I just pulled the wheels off my ST27LE to lube everything up for the winter.
The short axle came off with the left wheel. I got everything back together
fine but now the wheel lock won't release so the left wheel is engaged all the
time making it very hard to turn.

When I depress the wheel lock lever on the handle bar the "ratchet clutch"
rotates counter-clockwise (when viewed from inside) as it should. However,
the "ratchet gear" also rotates counter-clockwise with the "ratchet clutch" so
they never disengage. According to a video I saw on YouTube the 
"ratchet gear" should not rotate with the "ratchet clutch".

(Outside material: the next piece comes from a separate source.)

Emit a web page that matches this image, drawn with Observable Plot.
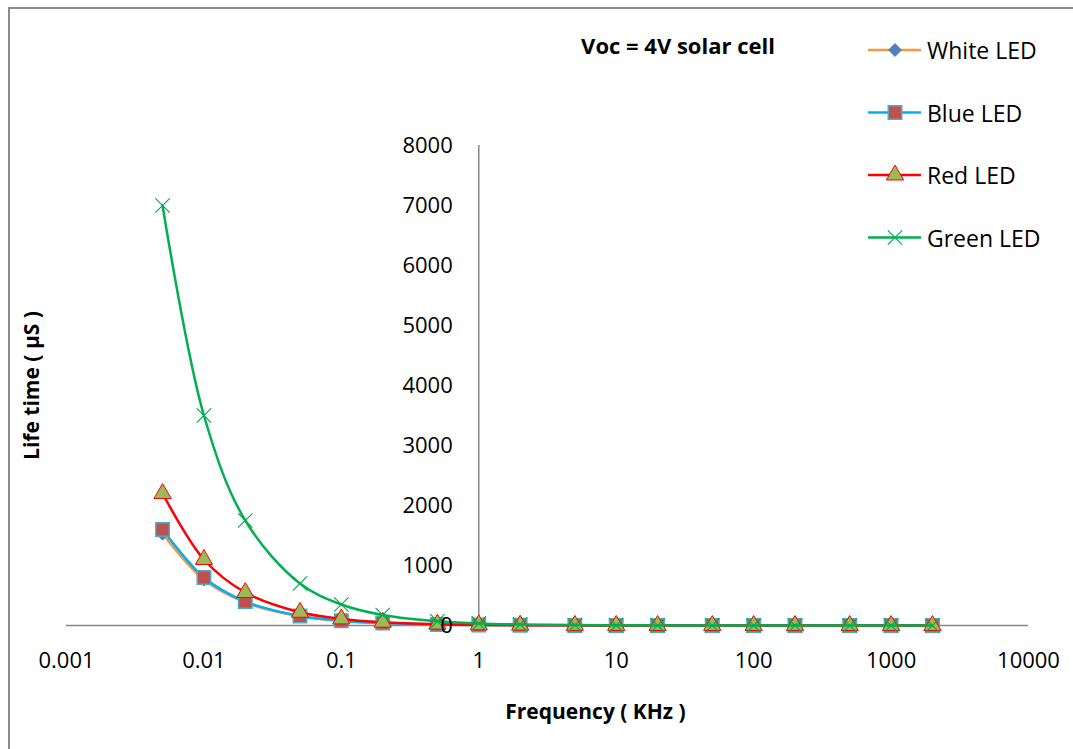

Did I break something when I put it back together? How do I stop the
"ratchet gear" from rotating? Here's a picture of the parts I'm referring to.


----------



## TheTalisman (Oct 29, 2018)

I have a ST28LE with this remote wheel lock mechanism. While disassembling and lubricating it this week, I experienced the same issue as you. Upon examination, I determined that there is a Lock Arm Lever, on the Pinon Shaft, that is spring loaded and engages the Ratchet Gear. That Lever got pushed over to the side of the Ratchet Gear and would not engage the Ratchet Gear properly. It is not difficult to get hold of the Lock Arm Lever and realign it with the Ratchet Gear. Once I did that, the mechanism resumed working perfectly.


----------



## skydivingnerd (Oct 20, 2018)

*Ariens Wheel Lock*

Thanks TheTalisman! My Lock Arm Lever was all the way on the other 
side of the axle!

In case it may help others, below is a picture of what happened in my case.
Refer to Ariens "Friction Drive" and "Wheels and Axles" parts diagrams to
see the parts mentioned here.

When I initially pulled the left wheel off, instead of the wheel coming off 
of the Short Clicker Axle, the wheel and Short Clicker Axle stayed together
and the Short Clicker Axle slid off of the Long Clicker Axle. I got the wheel
and Short Clicker Axle apart but when I tried to push the Short Clicker Axle
back onto the Long Clicker Axle I must've inadvertently pushed the 
Flange Bushing, Ratchet Gear, and Ratchet Clutch all to the right 
(as viewed in the picture below). That caused the Lock Arm Lever, 
which was under spring tension, to fly up into the position shown in 
the picture below. This Lock Arm Lever needs to be ~behind~ 
(as viewed in the picture below) the Ratchet Gear, resting on the back of it.
(The spring tension will keep it against the back of the Ratchet Gear.)

To fix this, you need to push the Flange Bushing, Ratchet Gear, and Ratched
Clutch to the right as one unit so you can swing the Lock Arm Lever down
and get it behind the axle, and hold it there while you move the Flange Bushing, 
Ratchet Gear, and Ratchet Clutch back to the left until the Lock Arm Lever lines 
up with the back of the Ratchet Gear.


----------



## Kiss4aFrog (Nov 3, 2013)

:welcome: to SBF TheTalisman

.


----------